* Requirements
Transcribe the full listing exactly, and drop every picture.
## Start Available data
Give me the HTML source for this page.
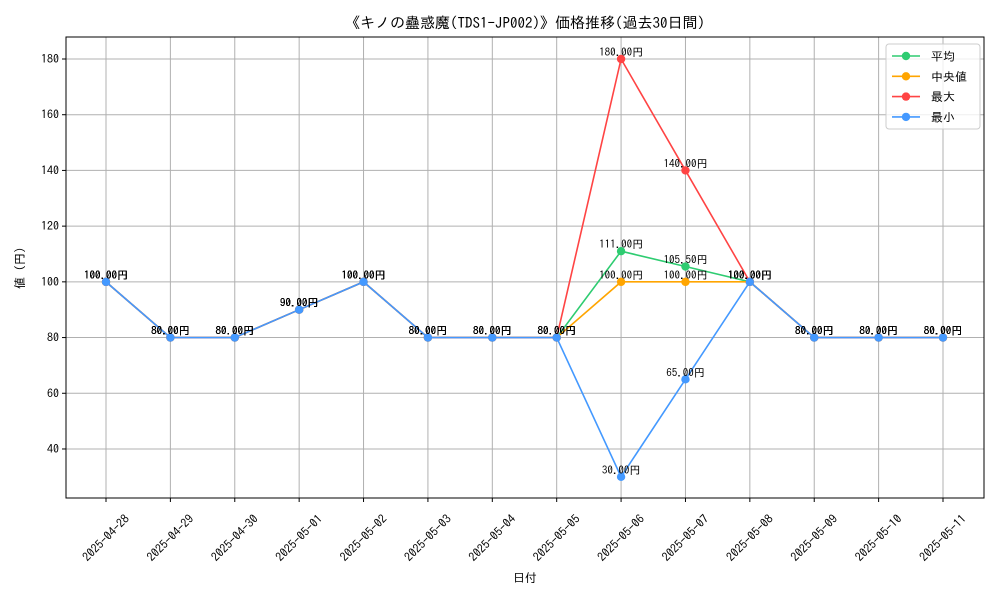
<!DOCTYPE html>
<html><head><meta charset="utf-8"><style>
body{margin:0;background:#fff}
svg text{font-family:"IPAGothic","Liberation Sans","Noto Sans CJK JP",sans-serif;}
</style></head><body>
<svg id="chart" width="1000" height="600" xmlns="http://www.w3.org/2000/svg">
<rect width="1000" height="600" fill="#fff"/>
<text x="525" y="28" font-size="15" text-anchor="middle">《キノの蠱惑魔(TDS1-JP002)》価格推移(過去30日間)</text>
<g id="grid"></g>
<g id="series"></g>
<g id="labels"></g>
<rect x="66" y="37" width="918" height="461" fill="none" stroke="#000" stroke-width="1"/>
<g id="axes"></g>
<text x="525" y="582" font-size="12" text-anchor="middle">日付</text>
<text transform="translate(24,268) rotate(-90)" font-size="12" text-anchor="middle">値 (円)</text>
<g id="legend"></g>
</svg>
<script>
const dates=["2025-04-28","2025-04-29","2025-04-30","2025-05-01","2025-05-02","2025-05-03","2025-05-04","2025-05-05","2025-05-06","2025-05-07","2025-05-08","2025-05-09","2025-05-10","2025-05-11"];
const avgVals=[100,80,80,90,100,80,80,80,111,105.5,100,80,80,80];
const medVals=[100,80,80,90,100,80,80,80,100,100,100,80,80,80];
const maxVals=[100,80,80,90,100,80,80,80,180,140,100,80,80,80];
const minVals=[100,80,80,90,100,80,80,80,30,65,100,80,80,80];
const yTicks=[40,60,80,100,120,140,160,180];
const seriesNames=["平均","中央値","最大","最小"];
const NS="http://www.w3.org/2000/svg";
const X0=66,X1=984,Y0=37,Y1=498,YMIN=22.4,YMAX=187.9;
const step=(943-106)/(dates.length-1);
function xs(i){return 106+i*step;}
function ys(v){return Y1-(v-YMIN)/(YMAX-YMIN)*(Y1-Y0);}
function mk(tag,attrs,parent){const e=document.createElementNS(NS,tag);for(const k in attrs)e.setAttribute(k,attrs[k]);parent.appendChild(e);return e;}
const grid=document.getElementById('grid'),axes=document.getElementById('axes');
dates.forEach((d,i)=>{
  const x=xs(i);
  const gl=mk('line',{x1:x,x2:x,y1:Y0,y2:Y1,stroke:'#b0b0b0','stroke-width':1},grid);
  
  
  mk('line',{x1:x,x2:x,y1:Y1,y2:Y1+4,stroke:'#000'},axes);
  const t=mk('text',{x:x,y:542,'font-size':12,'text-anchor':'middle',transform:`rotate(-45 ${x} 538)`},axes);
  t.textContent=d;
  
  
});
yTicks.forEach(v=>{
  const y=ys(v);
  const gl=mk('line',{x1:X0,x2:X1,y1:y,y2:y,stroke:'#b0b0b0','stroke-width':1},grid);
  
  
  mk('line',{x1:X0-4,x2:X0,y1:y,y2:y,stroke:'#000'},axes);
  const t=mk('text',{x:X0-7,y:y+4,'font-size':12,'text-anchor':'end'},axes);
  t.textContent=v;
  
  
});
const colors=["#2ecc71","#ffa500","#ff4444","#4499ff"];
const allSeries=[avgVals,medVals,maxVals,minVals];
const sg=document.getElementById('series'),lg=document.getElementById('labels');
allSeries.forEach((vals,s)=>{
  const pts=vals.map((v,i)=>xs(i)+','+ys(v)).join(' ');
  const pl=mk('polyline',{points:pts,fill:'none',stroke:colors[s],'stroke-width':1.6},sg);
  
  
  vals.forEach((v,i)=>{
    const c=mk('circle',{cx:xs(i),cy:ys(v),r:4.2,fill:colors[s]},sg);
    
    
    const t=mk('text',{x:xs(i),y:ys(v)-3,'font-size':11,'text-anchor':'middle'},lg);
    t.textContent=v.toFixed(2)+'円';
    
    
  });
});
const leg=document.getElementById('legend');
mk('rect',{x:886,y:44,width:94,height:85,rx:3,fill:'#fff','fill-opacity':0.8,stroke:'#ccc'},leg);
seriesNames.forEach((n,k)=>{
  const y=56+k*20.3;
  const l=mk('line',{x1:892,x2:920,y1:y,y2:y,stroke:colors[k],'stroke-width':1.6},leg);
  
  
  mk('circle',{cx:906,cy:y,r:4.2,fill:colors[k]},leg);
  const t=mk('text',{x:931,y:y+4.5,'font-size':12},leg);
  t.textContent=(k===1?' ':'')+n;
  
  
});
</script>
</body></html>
## End Available data
* Exercise output
Give me the HTML source for this page.
<!DOCTYPE html>
<html><head><meta charset="utf-8"><style>
body{margin:0;background:#fff}
svg text{font-family:"IPAGothic","Liberation Sans","Noto Sans CJK JP",sans-serif;}
</style></head><body>
<svg id="chart" width="1000" height="600" xmlns="http://www.w3.org/2000/svg">
<rect width="1000" height="600" fill="#fff"/>
<text x="525" y="28" font-size="15" text-anchor="middle">《キノの蠱惑魔(TDS1-JP002)》価格推移(過去30日間)</text>
<g id="grid"></g>
<g id="series"></g>
<g id="labels"></g>
<rect x="66" y="37" width="918" height="461" fill="none" stroke="#000" stroke-width="1"/>
<g id="axes"></g>
<text x="525" y="582" font-size="12" text-anchor="middle">日付</text>
<text transform="translate(24,268) rotate(-90)" font-size="12" text-anchor="middle">値 (円)</text>
<g id="legend"></g>
</svg>
<script>
const dates=["2025-04-28","2025-04-29","2025-04-30","2025-05-01","2025-05-02","2025-05-03","2025-05-04","2025-05-05","2025-05-06","2025-05-07","2025-05-08","2025-05-09","2025-05-10","2025-05-11"];
const avgVals=[100,80,80,90,100,80,80,80,111,105.5,100,80,80,80];
const medVals=[100,80,80,90,100,80,80,80,100,100,100,80,80,80];
const maxVals=[100,80,80,90,100,80,80,80,180,140,100,80,80,80];
const minVals=[100,80,80,90,100,80,80,80,30,65,100,80,80,80];
const yTicks=[40,60,80,100,120,140,160,180];
const seriesNames=["平均","中央値","最大","最小"];
const NS="http://www.w3.org/2000/svg";
const X0=66,X1=984,Y0=37,Y1=498,YMIN=22.4,YMAX=187.9;
const step=(943-106)/(dates.length-1);
function xs(i){return 106+i*step;}
function ys(v){return Y1-(v-YMIN)/(YMAX-YMIN)*(Y1-Y0);}
function mk(tag,attrs,parent){const e=document.createElementNS(NS,tag);for(const k in attrs)e.setAttribute(k,attrs[k]);parent.appendChild(e);return e;}
const grid=document.getElementById('grid'),axes=document.getElementById('axes');
dates.forEach((d,i)=>{
  const x=xs(i);
  const gl=mk('line',{x1:x,x2:x,y1:Y0,y2:Y1,stroke:'#b0b0b0','stroke-width':1},grid);
  
  
  mk('line',{x1:x,x2:x,y1:Y1,y2:Y1+4,stroke:'#000'},axes);
  const t=mk('text',{x:x,y:542,'font-size':12,'text-anchor':'middle',transform:`rotate(-45 ${x} 538)`},axes);
  t.textContent=d;
  
  
});
yTicks.forEach(v=>{
  const y=ys(v);
  const gl=mk('line',{x1:X0,x2:X1,y1:y,y2:y,stroke:'#b0b0b0','stroke-width':1},grid);
  
  
  mk('line',{x1:X0-4,x2:X0,y1:y,y2:y,stroke:'#000'},axes);
  const t=mk('text',{x:X0-7,y:y+4,'font-size':12,'text-anchor':'end'},axes);
  t.textContent=v;
  
  
});
const colors=["#2ecc71","#ffa500","#ff4444","#4499ff"];
const allSeries=[avgVals,medVals,maxVals,minVals];
const sg=document.getElementById('series'),lg=document.getElementById('labels');
allSeries.forEach((vals,s)=>{
  const pts=vals.map((v,i)=>xs(i)+','+ys(v)).join(' ');
  const pl=mk('polyline',{points:pts,fill:'none',stroke:colors[s],'stroke-width':1.6},sg);
  
  
  vals.forEach((v,i)=>{
    const c=mk('circle',{cx:xs(i),cy:ys(v),r:4.2,fill:colors[s]},sg);
    
    
    const t=mk('text',{x:xs(i),y:ys(v)-3,'font-size':11,'text-anchor':'middle'},lg);
    t.textContent=v.toFixed(2)+'円';
    
    
  });
});
const leg=document.getElementById('legend');
mk('rect',{x:886,y:44,width:94,height:85,rx:3,fill:'#fff','fill-opacity':0.8,stroke:'#ccc'},leg);
seriesNames.forEach((n,k)=>{
  const y=56+k*20.3;
  const l=mk('line',{x1:892,x2:920,y1:y,y2:y,stroke:colors[k],'stroke-width':1.6},leg);
  
  
  mk('circle',{cx:906,cy:y,r:4.2,fill:colors[k]},leg);
  const t=mk('text',{x:931,y:y+4.5,'font-size':12},leg);
  t.textContent=(k===1?' ':'')+n;
  
  
});
</script>
</body></html>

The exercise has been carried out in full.